### What you should do
Only the lines from the line containing "Generate a LaTeX" to the line containing "timing and strength", with both of those lines, are to be repeated exactly. Leave the images out.

### Raw data
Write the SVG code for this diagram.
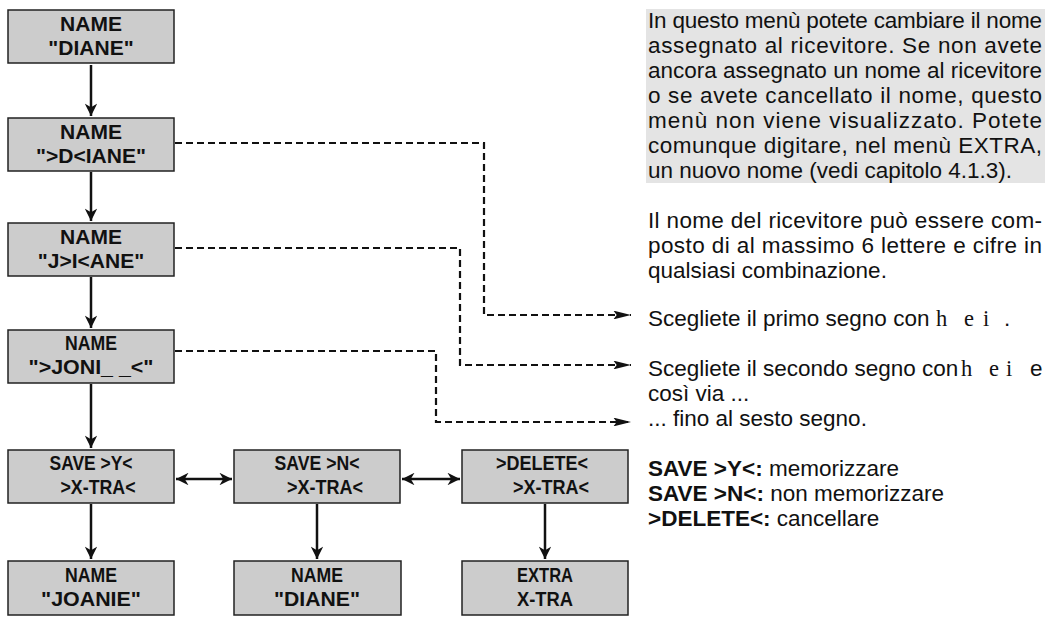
<svg xmlns="http://www.w3.org/2000/svg" width="1049" height="628" viewBox="0 0 1049 628">
<style>
.box{fill:#cccccc;stroke:#222;stroke-width:1.5}
.bt{font-family:"Liberation Sans",Arial,sans-serif;font-weight:bold;font-size:21px;text-anchor:middle;fill:#111}
.ln{stroke:#111;stroke-width:2.5;fill:none}
.da{stroke:#111;stroke-width:2.2;fill:none;stroke-dasharray:7,4}
.tx{font-family:"Liberation Sans",Arial,sans-serif;font-size:22.5px;fill:#111}
.sy{font-family:"Liberation Serif",serif}
</style>
<defs>
<marker id="ah" viewBox="0 0 10 10" refX="10" refY="5" markerWidth="5.5" markerHeight="5" orient="auto-start-reverse"><path d="M0,0 L10,5 L0,10 L3,5z" fill="#111"/></marker>
<marker id="ad" viewBox="0 0 16 8" refX="16" refY="4" markerWidth="8" markerHeight="4" orient="auto"><path d="M0,0 L16,4 L0,8 L3,4z" fill="#111"/></marker>
</defs>
<rect x="646" y="9" width="399" height="174" fill="#e4e4e4"/>
<g id="n1"><rect class="box" x="8" y="10" width="166" height="53"/><text class="bt" x="91" y="31">NAME</text><text class="bt" x="91" y="55">"DIANE"</text></g>
<g id="n2"><rect class="box" x="8" y="118" width="166" height="53"/><text class="bt" x="91" y="139">NAME</text><text class="bt" x="91" y="163">"&gt;D&lt;IANE"</text></g>
<g id="n3"><rect class="box" x="8" y="223" width="166" height="53"/><text class="bt" x="91" y="244">NAME</text><text class="bt" x="91" y="268">"J&gt;I&lt;ANE"</text></g>
<g id="n4"><rect class="box" x="8" y="330" width="166" height="53"/><text class="bt" x="91" y="350" textLength="52" lengthAdjust="spacingAndGlyphs">NAME</text><text class="bt" x="91" y="374" textLength="125" lengthAdjust="spacingAndGlyphs">"&gt;JONI_ _&lt;"</text></g>
<g id="n5"><rect class="box" x="8" y="450" width="166" height="53"/><text class="bt" x="91" y="470" textLength="83" lengthAdjust="spacingAndGlyphs">SAVE &gt;Y&lt;</text><text class="bt" x="98" y="494" textLength="75" lengthAdjust="spacingAndGlyphs">&gt;X-TRA&lt;</text></g>
<g id="n6"><rect class="box" x="234" y="450" width="166" height="53"/><text class="bt" x="317" y="470" textLength="85" lengthAdjust="spacingAndGlyphs">SAVE &gt;N&lt;</text><text class="bt" x="325" y="494" textLength="76" lengthAdjust="spacingAndGlyphs">&gt;X-TRA&lt;</text></g>
<g id="n7"><rect class="box" x="462" y="450" width="166" height="53"/><text class="bt" x="542" y="470" textLength="92" lengthAdjust="spacingAndGlyphs">&gt;DELETE&lt;</text><text class="bt" x="551" y="494" textLength="76" lengthAdjust="spacingAndGlyphs">&gt;X-TRA&lt;</text></g>
<g id="n8"><rect class="box" x="8" y="561" width="166" height="54"/><text class="bt" x="91" y="582" textLength="52" lengthAdjust="spacingAndGlyphs">NAME</text><text class="bt" x="91" y="606" textLength="100" lengthAdjust="spacingAndGlyphs">"JOANIE"</text></g>
<g id="n9"><rect class="box" x="234" y="561" width="167" height="54"/><text class="bt" x="317" y="582" textLength="52" lengthAdjust="spacingAndGlyphs">NAME</text><text class="bt" x="317" y="606" textLength="86" lengthAdjust="spacingAndGlyphs">"DIANE"</text></g>
<g id="n10"><rect class="box" x="462" y="561" width="166" height="54"/><text class="bt" x="545" y="582" textLength="56" lengthAdjust="spacingAndGlyphs">EXTRA</text><text class="bt" x="545" y="606" textLength="56" lengthAdjust="spacingAndGlyphs">X-TRA</text></g>
<g id="connectors">
<path class="ln" d="M91,65 V116" marker-end="url(#ah)"/>
<path class="ln" d="M91,172 V221" marker-end="url(#ah)"/>
<path class="ln" d="M91,277 V328" marker-end="url(#ah)"/>
<path class="ln" d="M91,384 V448" marker-end="url(#ah)"/>
<path class="ln" d="M91,504 V559" marker-end="url(#ah)"/>
<path class="ln" d="M317,504 V559" marker-end="url(#ah)"/>
<path class="ln" d="M545,504 V559" marker-end="url(#ah)"/>
<path class="ln" d="M176,479 H232" marker-start="url(#ah)" marker-end="url(#ah)"/>
<path class="ln" d="M402,479 H460" marker-start="url(#ah)" marker-end="url(#ah)"/>
<path class="da" d="M175,143 H484 V315 H631" marker-end="url(#ad)"/>
<path class="da" d="M175,248 H460 V365 H631" marker-end="url(#ad)"/>
<path class="da" d="M175,351 H436 V422 H631" marker-end="url(#ad)"/>
</g>
<g class="tx">
<text x="648" y="28" textLength="394" lengthAdjust="spacing">In questo menù potete cambiare il nome</text>
<text x="648" y="53" textLength="394" lengthAdjust="spacing">assegnato al ricevitore. Se non avete</text>
<text x="648" y="78" textLength="394" lengthAdjust="spacing">ancora assegnato un nome al ricevitore</text>
<text x="648" y="103" textLength="394" lengthAdjust="spacing">o se avete cancellato il nome, questo</text>
<text x="648" y="128" textLength="394" lengthAdjust="spacing">menù non viene visualizzato. Potete</text>
<text x="648" y="153" textLength="394" lengthAdjust="spacing">comunque digitare, nel menù EXTRA,</text>
<text x="648" y="178">un nuovo nome (vedi capitolo 4.1.3).</text>
<text x="648" y="228" textLength="394" lengthAdjust="spacing">Il nome del ricevitore può essere com-</text>
<text x="648" y="253" textLength="394" lengthAdjust="spacing">posto di al massimo 6 lettere e cifre in</text>
<text x="648" y="278">qualsiasi combinazione.</text>
<text x="648" y="326">Scegliete il primo segno con<tspan class="sy" x="936">h</tspan><tspan class="sy" x="964">e</tspan><tspan class="sy" x="983">i</tspan><tspan x="1004">.</tspan></text>
<text x="648" y="376">Scegliete il secondo segno con<tspan class="sy" x="961">h</tspan><tspan class="sy" x="989">e</tspan><tspan class="sy" x="1006">i</tspan><tspan x="1030">e</tspan></text>
<text x="648" y="401">così via ...</text>
<text x="648" y="426">... fino al sesto segno.</text>
<text x="648" y="476"><tspan font-weight="bold">SAVE &gt;Y&lt;:</tspan> memorizzare</text>
<text x="648" y="501"><tspan font-weight="bold">SAVE &gt;N&lt;:</tspan> non memorizzare</text>
<text x="648" y="526"><tspan font-weight="bold">&gt;DELETE&lt;:</tspan> cancellare</text>
</g>
</svg>
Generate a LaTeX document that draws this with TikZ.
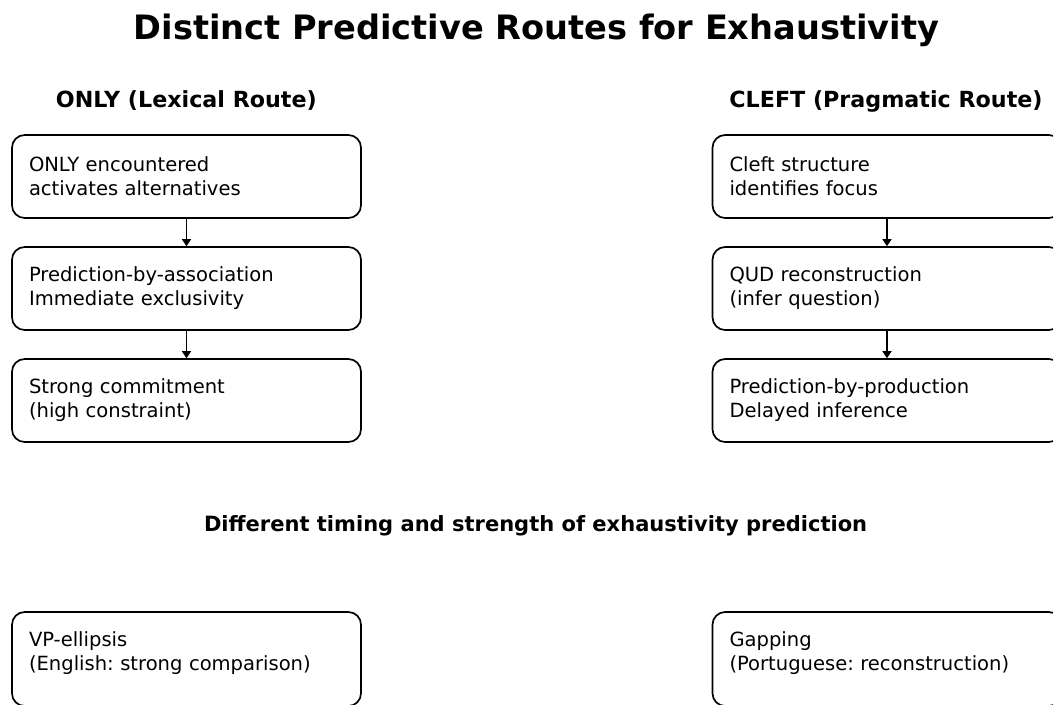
\documentclass[tikz,border=0pt]{standalone}
\usepackage{fontspec}
\setmainfont{DejaVu Sans}
\frenchspacing
\usepackage{tikz}
\usetikzlibrary{
  arrows.meta,
  positioning
}

\begin{document}
\begin{tikzpicture}[
    font=\fontsize{13.9}{17}\selectfont,
    box/.style={
      rectangle, rounded corners=9pt,
      minimum width=8.725cm, minimum height=2.075cm,
      text width=7.875cm, inner xsep=0.425cm,
      align=left, draw, line width=1.2pt
    },
    tallbox/.style={box, minimum height=2.35cm, text depth=28pt},
    head/.style={font=\fontsize{15.8}{19}\selectfont\bfseries, anchor=base},
  ]
    \useasboundingbox (0,0) rectangle (26.325,-17.6);

    \node[font=\fontsize{23.9}{28}\selectfont\bfseries, anchor=base] (title) at (13.41,-0.975)
      {Distinct Predictive Routes for Exhaustivity};

    % lexical route (left column)
    \node[head] (lexhead) at (4.66,-2.675) {ONLY (Lexical Route)};
    \node[box] (lex1) at (4.6625,-4.4125)  {ONLY encountered\\activates alternatives};
    \node[box] (lex2) at (4.6625,-7.2125)  {Prediction-by-association\\Immediate exclusivity};
    \node[box] (lex3) at (4.6625,-10.0125) {Strong commitment\\(high constraint)};

    % pragmatic route (right column)
    \node[head] (prahead) at (22.15,-2.675) {CLEFT (Pragmatic Route)};
    \node[box] (pra1) at (22.175,-4.4125)  {Cleft structure\\identifies focus};
    \node[box] (pra2) at (22.175,-7.2125)  {QUD reconstruction\\(infer question)};
    \node[box] (pra3) at (22.175,-10.0125) {Prediction-by-production\\Delayed inference};

    \node[head, font=\fontsize{14.95}{18}\selectfont\bfseries] (diff) at (13.39,-13.275)
      {Different timing and strength of exhaustivity prediction};

    % ellipsis examples
    \node[tallbox] (vpe) at (4.6625,-16.475) {VP-ellipsis\\(English: strong comparison)};
    \node[tallbox] (gap) at (22.175,-16.475) {Gapping\\(Portuguese: reconstruction)};

    \foreach \a/\b in {lex1/lex2,lex2/lex3,pra1/pra2,pra2/pra3}{
      \draw[-{Triangle[length=5pt,width=6.5pt]}, line width=0.9pt] (\a.south) -- (\b.north);
    }
  \end{tikzpicture}
\end{document}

### Answer for the task
Generate a LaTeX document that draws this with TikZ.
\documentclass[tikz,border=0pt]{standalone}
\usepackage{fontspec}
\setmainfont{DejaVu Sans}
\frenchspacing
\usepackage{tikz}
\usetikzlibrary{
  arrows.meta,
  positioning
}

\begin{document}
\begin{tikzpicture}[
    font=\fontsize{13.9}{17}\selectfont,
    box/.style={
      rectangle, rounded corners=9pt,
      minimum width=8.725cm, minimum height=2.075cm,
      text width=7.875cm, inner xsep=0.425cm,
      align=left, draw, line width=1.2pt
    },
    tallbox/.style={box, minimum height=2.35cm, text depth=28pt},
    head/.style={font=\fontsize{15.8}{19}\selectfont\bfseries, anchor=base},
  ]
    \useasboundingbox (0,0) rectangle (26.325,-17.6);

    \node[font=\fontsize{23.9}{28}\selectfont\bfseries, anchor=base] (title) at (13.41,-0.975)
      {Distinct Predictive Routes for Exhaustivity};

    % lexical route (left column)
    \node[head] (lexhead) at (4.66,-2.675) {ONLY (Lexical Route)};
    \node[box] (lex1) at (4.6625,-4.4125)  {ONLY encountered\\activates alternatives};
    \node[box] (lex2) at (4.6625,-7.2125)  {Prediction-by-association\\Immediate exclusivity};
    \node[box] (lex3) at (4.6625,-10.0125) {Strong commitment\\(high constraint)};

    % pragmatic route (right column)
    \node[head] (prahead) at (22.15,-2.675) {CLEFT (Pragmatic Route)};
    \node[box] (pra1) at (22.175,-4.4125)  {Cleft structure\\identifies focus};
    \node[box] (pra2) at (22.175,-7.2125)  {QUD reconstruction\\(infer question)};
    \node[box] (pra3) at (22.175,-10.0125) {Prediction-by-production\\Delayed inference};

    \node[head, font=\fontsize{14.95}{18}\selectfont\bfseries] (diff) at (13.39,-13.275)
      {Different timing and strength of exhaustivity prediction};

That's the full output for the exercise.